NEW YORK (AP) —Commissioner David Stern gave NBA players an offer and a deadline: Accept a chance to earn up to 51 percent of basketball-related income (BRI) by this Wednesday or get ready for a deal that's a whole lot worse.

He wouldn't call it an ultimatum but it didn't sit well with the players union.

“The players will not be intimidated,” attorney Jeffrey Kessler said early Sunday after eight hours of negotiations stretched late into the night. “They want to play, they want a season, but they are not going to sacrifice the future of all NBA players under these types of threats of intimidation. It's not happening on Derek Fisher's watch, it's not happening on Billy Hunter's watch, it's not happening on the watch of this executive committee.”

Whatever. If players didn't agree to it by Wednesday, Stern said, they would get a deal that would guarantee them just 47 percent of BRI and call for a flex salary cap.

Players and owners met with federal mediator George Cohen for more than eight hours and Stern said Cohen offered six “What if?” recommendations relating to the BRI split and the salary cap system.

Stern said owners accepted the first five and would put them in writing in a formal proposal to the players by Sunday. But it wasn't acceptable Saturday, with Stern saying Kessler rejected it.

Though insistent on no more than a 50-50 split, owners will offer the players a band that would allow them to receive between 49 percent and 51 percent of revenue.
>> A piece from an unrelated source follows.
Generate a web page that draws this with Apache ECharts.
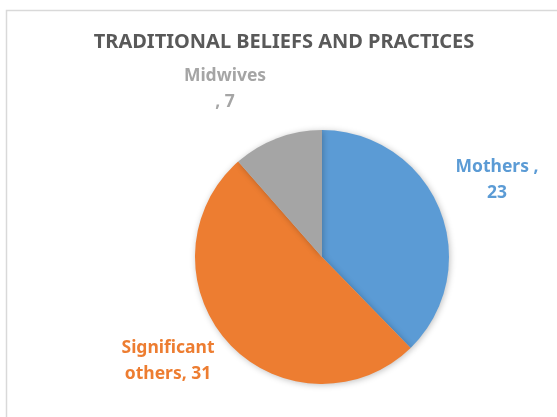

However, Stern's description of how it would work was confusing and Kessler said under “the wildest, most unimaginable, favorable projections and we might squeeze out to 50.2.”

Fisher said the players' proposal would have given them about 51 percent, with a portion taken out to use for retired players' benefits.

Day 128 of the lockout came at the end of a tenuous week in which both sides seemed as much at odds with themselves as each other.